NIMD is a data-mining program. And do they have data to mine. ARDA’s no longer available website stated

some intelligence data sources grow at the rate of four petabytes per month now, and the rate of growth is increasing.

Only four petabytes a month? Obviously they need more data. You can’t keep America safe with just 4 PB of data a month. And they need to store it. Forever.

Like Bell’s MyLifeBits, the NIMD data mining program is tackling the tough problems of data analysis and classification, looking at unstructured text, spoken text, audio, video, graphs, diagrams, images, maps, equations, chemical formulas, tables and so on.

Are they succeeding? They aren’t about to say.

Yet if you listen to the respected security expert Bruce Schneier, CTO of Counterpane Internet Security, it is an open question whether data mining can possibly succeed. As he noted in a Wired commentary

When it comes to terrorism, however, trillions of connections exist between people and events — things that the data-mining system will have to “look at” — and very few plots. This rarity makes even accurate identification systems useless.

Let’s look at some numbers. We’ll be optimistic — we’ll assume the system has a one in 100 false-positive rate (99 percent accurate), and a one in 1,000 false-negative rate (99.9 percent accurate). Assume 1 trillion possible indicators to sift through: that’s about 10 events — e-mails, phone calls, purchases, web destinations, whatever — per person in the United States per day. Also assume that 10 of them are actually terrorists plotting.

This unrealistically accurate system will generate 1 billion false alarms for every real terrorist plot it uncovers.

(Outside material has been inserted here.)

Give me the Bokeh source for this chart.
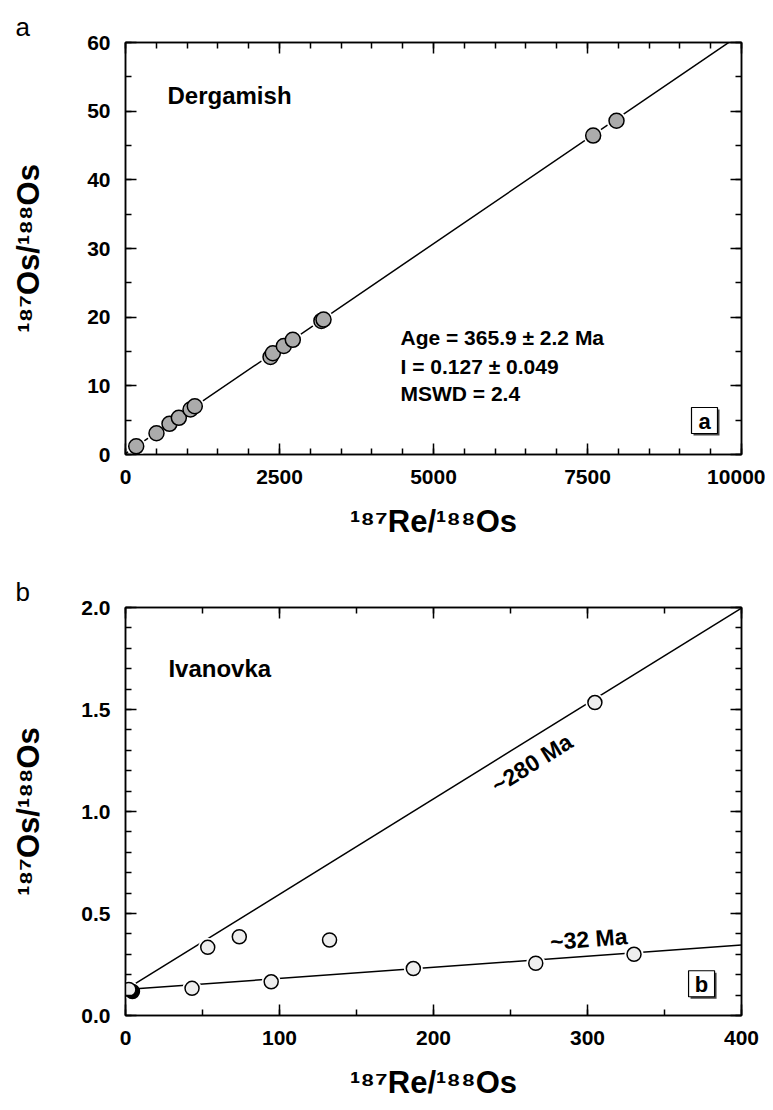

Every day of every year, the police will have to investigate 27 million potential plots in order to find the one real terrorist plot per month. Raise that false-positive accuracy to an absurd 99.9999 percent and you’re still chasing 2,750 false alarms per day — but that will inevitably raise your false negatives, and you’re going to miss some of those 10 real plots.

So maybe it isn’t about data mining. Yet this expensively acquired technology can still help build a better, more secure America.

MyLifeBits, NIMD and MIT’s new Speechome project, where a professor is having his home wired for audio and video to create a 1 PB+ data store recording his child’s first nine months is certainly suggestive of a brave new world of full employment for storage professionals.

Mr. Bell, of course, thinks of MyLifeBits as a personal memory bank, a PDA for the ages. Yet once everyone is wearing one we can create an America where no crime goes unnoted — or unpunished.

We Can Still Monetize Our National Security Investment
Link all the surveillance cameras, implant RFID so people can be positively identified, capture the MyLifeBits data and run it all through the Son of NIMD, and we can have an America where everyone is responsible for their behavior 24 hours a day. No more security through obscurity or anonymity. Add GPS to automobiles and every incident of speeding can be tagged and fined.

Most crimes are misdemeanors, which means that mildly criminal behavior is easily monetized through fines. With lots of bahavioral data available we will be able to identify early warning signs of criminal behavior or psychiatric disorder. Perhaps we’ll even be able to implement the “pre-crime” units envisioned in the movie “Minority Report”, cops arriving just in time to stop the drug buy, the political bribe, or the underage actress drinking at a bar.

We’ll drastically reduce crime and reduce taxes as well. Isn’t that what we all want?

If you have nothing to hide, why would you object? Don’t you trust the government?

The Founding Father’s didn’t. Maybe we know something they didn’t. Or not.

Update
Fine post over at CIO.com blogs by Ben Worthen about a poor sapsucker whose name matches the name of some sleazoid criminal in another state. He can never get on an airplane without the 3rd degree; the DMV hassles him all the time. It really isn’t about trust. It’s about competence. As the biggest organization in our society, the government is only as good as we are. Sorry.